▶ [TASK TO COMPLETE] Copy exactly, leaving out every image, the lines from the one with "Generate a web" through the one with "2.5, 2.5, 2.5];", inclusive.

═════ DATASET CONTENT

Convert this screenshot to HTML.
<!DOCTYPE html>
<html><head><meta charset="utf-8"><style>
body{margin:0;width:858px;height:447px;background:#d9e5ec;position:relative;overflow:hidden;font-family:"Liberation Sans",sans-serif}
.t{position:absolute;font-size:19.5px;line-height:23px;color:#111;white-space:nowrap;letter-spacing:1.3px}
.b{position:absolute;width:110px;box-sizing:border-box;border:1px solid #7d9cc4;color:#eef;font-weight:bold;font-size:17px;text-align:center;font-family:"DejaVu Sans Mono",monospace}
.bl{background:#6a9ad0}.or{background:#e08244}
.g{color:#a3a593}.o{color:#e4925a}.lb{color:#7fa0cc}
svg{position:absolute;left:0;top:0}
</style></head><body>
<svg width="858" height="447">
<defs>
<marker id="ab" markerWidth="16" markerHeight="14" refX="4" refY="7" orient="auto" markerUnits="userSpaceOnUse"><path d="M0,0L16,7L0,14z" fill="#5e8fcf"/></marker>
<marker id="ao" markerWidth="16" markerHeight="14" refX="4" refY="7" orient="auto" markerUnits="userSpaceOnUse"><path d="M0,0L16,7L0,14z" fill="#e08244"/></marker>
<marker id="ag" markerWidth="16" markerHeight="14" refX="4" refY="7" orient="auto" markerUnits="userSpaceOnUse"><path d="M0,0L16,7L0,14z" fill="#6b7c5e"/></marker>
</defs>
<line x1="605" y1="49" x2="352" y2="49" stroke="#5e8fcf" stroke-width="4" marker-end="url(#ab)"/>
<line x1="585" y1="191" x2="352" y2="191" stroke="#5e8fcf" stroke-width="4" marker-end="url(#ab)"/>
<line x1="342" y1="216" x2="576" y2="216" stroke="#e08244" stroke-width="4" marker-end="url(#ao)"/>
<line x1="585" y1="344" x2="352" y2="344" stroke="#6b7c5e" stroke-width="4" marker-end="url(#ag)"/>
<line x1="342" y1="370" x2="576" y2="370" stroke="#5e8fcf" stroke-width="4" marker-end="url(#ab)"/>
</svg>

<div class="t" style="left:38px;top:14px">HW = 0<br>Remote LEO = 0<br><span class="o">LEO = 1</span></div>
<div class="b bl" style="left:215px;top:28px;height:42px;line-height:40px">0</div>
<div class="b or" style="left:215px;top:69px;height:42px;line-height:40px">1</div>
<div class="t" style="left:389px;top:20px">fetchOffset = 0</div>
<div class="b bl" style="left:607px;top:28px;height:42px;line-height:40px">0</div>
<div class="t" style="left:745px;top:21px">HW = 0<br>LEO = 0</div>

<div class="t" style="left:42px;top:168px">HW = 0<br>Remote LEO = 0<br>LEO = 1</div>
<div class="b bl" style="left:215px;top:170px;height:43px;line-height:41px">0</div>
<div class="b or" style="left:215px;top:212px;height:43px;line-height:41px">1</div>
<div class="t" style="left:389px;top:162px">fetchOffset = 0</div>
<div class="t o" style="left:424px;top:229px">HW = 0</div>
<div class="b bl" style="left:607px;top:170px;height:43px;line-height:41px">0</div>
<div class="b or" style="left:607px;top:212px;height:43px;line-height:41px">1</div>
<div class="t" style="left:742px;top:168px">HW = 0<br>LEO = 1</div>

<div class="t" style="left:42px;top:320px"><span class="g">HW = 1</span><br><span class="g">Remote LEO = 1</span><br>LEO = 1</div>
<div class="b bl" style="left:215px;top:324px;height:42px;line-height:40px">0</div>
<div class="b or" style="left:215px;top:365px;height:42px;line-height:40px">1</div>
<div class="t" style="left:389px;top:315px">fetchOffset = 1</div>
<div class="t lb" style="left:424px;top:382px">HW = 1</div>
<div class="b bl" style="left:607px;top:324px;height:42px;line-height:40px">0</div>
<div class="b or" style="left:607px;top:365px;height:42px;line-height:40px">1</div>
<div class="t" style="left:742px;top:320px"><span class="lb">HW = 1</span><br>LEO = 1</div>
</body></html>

══════════
═════ DATASET CONTENT

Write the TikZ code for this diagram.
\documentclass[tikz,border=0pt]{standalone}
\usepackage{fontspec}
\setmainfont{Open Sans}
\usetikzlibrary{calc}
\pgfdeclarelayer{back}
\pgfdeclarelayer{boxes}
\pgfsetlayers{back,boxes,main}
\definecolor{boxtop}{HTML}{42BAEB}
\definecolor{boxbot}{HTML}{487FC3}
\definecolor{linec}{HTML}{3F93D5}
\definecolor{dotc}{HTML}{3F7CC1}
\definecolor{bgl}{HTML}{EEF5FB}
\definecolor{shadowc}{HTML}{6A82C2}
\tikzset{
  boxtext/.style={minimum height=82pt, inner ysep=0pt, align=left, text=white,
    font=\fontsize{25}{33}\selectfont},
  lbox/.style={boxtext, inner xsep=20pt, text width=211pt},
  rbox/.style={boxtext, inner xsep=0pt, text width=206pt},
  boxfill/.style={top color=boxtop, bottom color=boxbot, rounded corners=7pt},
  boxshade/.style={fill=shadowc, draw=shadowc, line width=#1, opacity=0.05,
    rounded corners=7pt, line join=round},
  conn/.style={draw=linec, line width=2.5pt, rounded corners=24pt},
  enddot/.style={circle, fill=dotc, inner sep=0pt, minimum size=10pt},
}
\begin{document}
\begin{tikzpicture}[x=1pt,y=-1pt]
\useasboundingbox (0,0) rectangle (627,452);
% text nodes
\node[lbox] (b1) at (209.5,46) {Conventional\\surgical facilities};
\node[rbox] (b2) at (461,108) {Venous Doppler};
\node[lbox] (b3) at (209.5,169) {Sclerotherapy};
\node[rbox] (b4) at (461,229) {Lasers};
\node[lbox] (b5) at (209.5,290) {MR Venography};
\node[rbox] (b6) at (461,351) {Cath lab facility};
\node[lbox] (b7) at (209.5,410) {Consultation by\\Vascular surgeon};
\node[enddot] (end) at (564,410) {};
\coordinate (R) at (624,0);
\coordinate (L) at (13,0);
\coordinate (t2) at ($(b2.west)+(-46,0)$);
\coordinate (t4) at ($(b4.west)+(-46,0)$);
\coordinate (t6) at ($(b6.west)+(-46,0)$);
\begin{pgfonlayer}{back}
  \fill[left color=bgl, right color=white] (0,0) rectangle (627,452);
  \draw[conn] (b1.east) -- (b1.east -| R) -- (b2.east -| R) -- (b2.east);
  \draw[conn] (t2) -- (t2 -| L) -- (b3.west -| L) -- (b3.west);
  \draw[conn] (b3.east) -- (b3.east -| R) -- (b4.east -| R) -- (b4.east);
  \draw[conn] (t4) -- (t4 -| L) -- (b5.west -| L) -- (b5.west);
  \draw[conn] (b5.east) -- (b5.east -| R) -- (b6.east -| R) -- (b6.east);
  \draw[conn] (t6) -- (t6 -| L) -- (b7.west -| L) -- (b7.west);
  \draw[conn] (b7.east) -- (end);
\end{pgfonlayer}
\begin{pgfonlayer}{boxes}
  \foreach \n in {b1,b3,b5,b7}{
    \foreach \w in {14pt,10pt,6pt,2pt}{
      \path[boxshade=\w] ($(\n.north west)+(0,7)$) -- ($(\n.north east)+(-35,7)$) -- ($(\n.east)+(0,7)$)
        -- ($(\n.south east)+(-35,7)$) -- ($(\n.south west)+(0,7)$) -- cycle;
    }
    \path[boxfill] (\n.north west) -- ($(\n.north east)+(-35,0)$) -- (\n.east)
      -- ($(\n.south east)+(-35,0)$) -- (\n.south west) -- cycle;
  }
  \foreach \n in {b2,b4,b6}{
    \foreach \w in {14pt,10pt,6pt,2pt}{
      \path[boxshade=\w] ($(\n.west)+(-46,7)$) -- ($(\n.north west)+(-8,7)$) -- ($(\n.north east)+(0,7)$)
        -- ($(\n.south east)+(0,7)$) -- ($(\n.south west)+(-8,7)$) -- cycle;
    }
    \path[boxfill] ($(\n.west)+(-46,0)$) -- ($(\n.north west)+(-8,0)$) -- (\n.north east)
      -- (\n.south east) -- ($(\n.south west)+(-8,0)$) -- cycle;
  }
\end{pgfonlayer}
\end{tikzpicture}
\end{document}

══════════
═════ DATASET CONTENT

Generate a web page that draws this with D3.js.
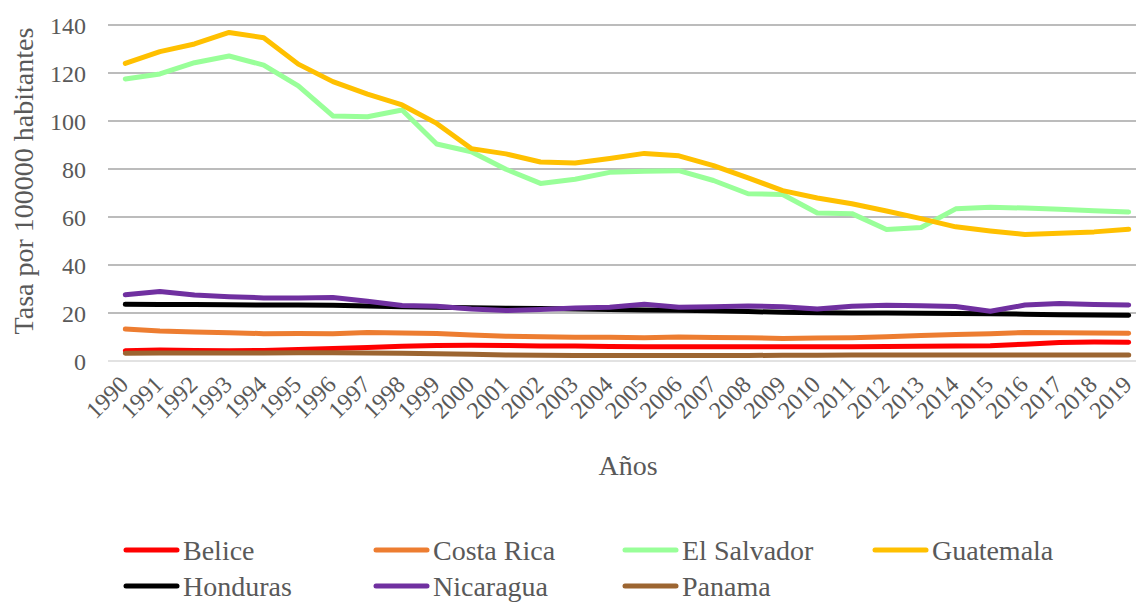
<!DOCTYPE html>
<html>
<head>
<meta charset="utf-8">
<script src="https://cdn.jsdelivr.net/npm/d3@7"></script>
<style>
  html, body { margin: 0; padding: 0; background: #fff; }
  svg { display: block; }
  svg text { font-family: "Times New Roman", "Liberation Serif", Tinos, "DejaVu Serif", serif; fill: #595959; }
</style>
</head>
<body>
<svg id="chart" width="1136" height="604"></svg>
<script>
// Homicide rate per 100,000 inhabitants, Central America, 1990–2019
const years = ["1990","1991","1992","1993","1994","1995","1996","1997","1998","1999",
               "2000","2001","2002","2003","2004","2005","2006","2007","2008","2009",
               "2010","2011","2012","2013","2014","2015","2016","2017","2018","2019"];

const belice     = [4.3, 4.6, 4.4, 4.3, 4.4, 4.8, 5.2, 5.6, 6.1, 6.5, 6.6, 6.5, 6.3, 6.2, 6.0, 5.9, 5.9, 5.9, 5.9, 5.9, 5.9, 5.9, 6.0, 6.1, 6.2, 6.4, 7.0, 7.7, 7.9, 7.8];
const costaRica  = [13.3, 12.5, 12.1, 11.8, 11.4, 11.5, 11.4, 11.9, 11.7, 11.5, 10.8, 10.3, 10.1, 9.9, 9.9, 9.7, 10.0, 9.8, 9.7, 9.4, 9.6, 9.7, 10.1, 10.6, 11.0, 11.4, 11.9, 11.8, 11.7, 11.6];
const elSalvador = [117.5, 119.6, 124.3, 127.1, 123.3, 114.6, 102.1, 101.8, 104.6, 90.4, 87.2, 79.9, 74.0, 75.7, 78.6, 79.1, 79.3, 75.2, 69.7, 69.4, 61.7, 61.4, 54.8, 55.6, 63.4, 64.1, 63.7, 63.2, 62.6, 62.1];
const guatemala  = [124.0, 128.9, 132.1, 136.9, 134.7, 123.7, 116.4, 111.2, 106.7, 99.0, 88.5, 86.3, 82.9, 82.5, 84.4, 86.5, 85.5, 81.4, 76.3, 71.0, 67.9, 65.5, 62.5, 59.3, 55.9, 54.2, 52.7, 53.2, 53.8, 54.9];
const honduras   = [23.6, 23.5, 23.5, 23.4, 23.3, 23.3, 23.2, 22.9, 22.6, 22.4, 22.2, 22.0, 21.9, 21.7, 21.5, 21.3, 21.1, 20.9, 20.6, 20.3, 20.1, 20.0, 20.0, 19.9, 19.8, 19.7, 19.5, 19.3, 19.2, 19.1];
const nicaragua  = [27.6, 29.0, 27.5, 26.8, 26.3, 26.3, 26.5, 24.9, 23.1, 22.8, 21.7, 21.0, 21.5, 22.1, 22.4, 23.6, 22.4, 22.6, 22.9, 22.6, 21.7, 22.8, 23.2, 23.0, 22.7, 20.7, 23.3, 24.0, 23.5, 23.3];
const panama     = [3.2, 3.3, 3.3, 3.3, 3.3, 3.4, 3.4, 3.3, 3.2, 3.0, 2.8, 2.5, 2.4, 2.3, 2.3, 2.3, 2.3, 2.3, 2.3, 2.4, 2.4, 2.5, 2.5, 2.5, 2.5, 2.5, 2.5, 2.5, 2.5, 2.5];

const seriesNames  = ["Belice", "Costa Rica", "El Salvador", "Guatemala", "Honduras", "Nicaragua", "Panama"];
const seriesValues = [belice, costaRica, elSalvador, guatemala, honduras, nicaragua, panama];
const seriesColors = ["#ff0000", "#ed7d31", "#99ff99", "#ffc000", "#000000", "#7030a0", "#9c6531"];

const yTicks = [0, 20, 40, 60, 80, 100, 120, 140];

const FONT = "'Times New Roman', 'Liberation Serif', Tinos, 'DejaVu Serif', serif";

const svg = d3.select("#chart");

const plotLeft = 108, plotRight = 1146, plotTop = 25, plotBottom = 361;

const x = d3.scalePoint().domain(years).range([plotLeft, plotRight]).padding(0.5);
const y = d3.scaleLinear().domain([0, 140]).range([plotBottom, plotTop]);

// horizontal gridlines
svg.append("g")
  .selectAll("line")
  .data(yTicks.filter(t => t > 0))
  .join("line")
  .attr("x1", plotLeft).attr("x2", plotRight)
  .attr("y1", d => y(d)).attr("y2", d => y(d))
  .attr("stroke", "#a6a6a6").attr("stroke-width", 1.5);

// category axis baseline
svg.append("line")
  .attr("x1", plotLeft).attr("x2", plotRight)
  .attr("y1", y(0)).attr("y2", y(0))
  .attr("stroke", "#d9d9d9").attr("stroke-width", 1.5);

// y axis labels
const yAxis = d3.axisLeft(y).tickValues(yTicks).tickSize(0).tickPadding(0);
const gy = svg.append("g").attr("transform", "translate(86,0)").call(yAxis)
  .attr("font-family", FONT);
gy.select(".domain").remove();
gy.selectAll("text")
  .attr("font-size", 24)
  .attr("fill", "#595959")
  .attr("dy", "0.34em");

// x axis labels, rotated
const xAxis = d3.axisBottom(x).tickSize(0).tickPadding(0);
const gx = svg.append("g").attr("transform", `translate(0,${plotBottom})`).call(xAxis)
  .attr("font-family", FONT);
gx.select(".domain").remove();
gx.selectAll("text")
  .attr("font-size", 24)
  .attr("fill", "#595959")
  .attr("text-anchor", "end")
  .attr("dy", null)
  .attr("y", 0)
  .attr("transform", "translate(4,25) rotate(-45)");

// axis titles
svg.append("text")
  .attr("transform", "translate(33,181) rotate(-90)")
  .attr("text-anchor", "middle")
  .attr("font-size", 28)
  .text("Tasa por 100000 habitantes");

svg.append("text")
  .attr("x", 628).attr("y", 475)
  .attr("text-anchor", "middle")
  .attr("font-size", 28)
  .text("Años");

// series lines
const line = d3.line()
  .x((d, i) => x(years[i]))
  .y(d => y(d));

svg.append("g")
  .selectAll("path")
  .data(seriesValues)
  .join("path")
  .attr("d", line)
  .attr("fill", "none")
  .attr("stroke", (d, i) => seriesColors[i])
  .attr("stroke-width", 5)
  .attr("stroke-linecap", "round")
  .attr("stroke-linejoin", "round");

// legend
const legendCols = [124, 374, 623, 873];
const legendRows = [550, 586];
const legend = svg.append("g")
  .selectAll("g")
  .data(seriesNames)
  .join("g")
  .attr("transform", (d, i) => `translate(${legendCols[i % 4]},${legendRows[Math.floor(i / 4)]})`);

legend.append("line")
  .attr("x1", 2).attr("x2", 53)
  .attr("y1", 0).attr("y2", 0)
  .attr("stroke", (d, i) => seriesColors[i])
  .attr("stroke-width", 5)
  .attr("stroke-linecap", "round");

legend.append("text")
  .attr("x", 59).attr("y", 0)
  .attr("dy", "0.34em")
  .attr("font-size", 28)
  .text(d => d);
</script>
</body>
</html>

══════════

▶ [SOLUTION]
Generate a web page that draws this with D3.js.
<!DOCTYPE html>
<html>
<head>
<meta charset="utf-8">
<script src="https://cdn.jsdelivr.net/npm/d3@7"></script>
<style>
  html, body { margin: 0; padding: 0; background: #fff; }
  svg { display: block; }
  svg text { font-family: "Times New Roman", "Liberation Serif", Tinos, "DejaVu Serif", serif; fill: #595959; }
</style>
</head>
<body>
<svg id="chart" width="1136" height="604"></svg>
<script>
// Homicide rate per 100,000 inhabitants, Central America, 1990–2019
const years = ["1990","1991","1992","1993","1994","1995","1996","1997","1998","1999",
               "2000","2001","2002","2003","2004","2005","2006","2007","2008","2009",
               "2010","2011","2012","2013","2014","2015","2016","2017","2018","2019"];

const belice     = [4.3, 4.6, 4.4, 4.3, 4.4, 4.8, 5.2, 5.6, 6.1, 6.5, 6.6, 6.5, 6.3, 6.2, 6.0, 5.9, 5.9, 5.9, 5.9, 5.9, 5.9, 5.9, 6.0, 6.1, 6.2, 6.4, 7.0, 7.7, 7.9, 7.8];
const costaRica  = [13.3, 12.5, 12.1, 11.8, 11.4, 11.5, 11.4, 11.9, 11.7, 11.5, 10.8, 10.3, 10.1, 9.9, 9.9, 9.7, 10.0, 9.8, 9.7, 9.4, 9.6, 9.7, 10.1, 10.6, 11.0, 11.4, 11.9, 11.8, 11.7, 11.6];
const elSalvador = [117.5, 119.6, 124.3, 127.1, 123.3, 114.6, 102.1, 101.8, 104.6, 90.4, 87.2, 79.9, 74.0, 75.7, 78.6, 79.1, 79.3, 75.2, 69.7, 69.4, 61.7, 61.4, 54.8, 55.6, 63.4, 64.1, 63.7, 63.2, 62.6, 62.1];
const guatemala  = [124.0, 128.9, 132.1, 136.9, 134.7, 123.7, 116.4, 111.2, 106.7, 99.0, 88.5, 86.3, 82.9, 82.5, 84.4, 86.5, 85.5, 81.4, 76.3, 71.0, 67.9, 65.5, 62.5, 59.3, 55.9, 54.2, 52.7, 53.2, 53.8, 54.9];
const honduras   = [23.6, 23.5, 23.5, 23.4, 23.3, 23.3, 23.2, 22.9, 22.6, 22.4, 22.2, 22.0, 21.9, 21.7, 21.5, 21.3, 21.1, 20.9, 20.6, 20.3, 20.1, 20.0, 20.0, 19.9, 19.8, 19.7, 19.5, 19.3, 19.2, 19.1];
const nicaragua  = [27.6, 29.0, 27.5, 26.8, 26.3, 26.3, 26.5, 24.9, 23.1, 22.8, 21.7, 21.0, 21.5, 22.1, 22.4, 23.6, 22.4, 22.6, 22.9, 22.6, 21.7, 22.8, 23.2, 23.0, 22.7, 20.7, 23.3, 24.0, 23.5, 23.3];
const panama     = [3.2, 3.3, 3.3, 3.3, 3.3, 3.4, 3.4, 3.3, 3.2, 3.0, 2.8, 2.5, 2.4, 2.3, 2.3, 2.3, 2.3, 2.3, 2.3, 2.4, 2.4, 2.5, 2.5, 2.5, 2.5, 2.5, 2.5, 2.5, 2.5, 2.5];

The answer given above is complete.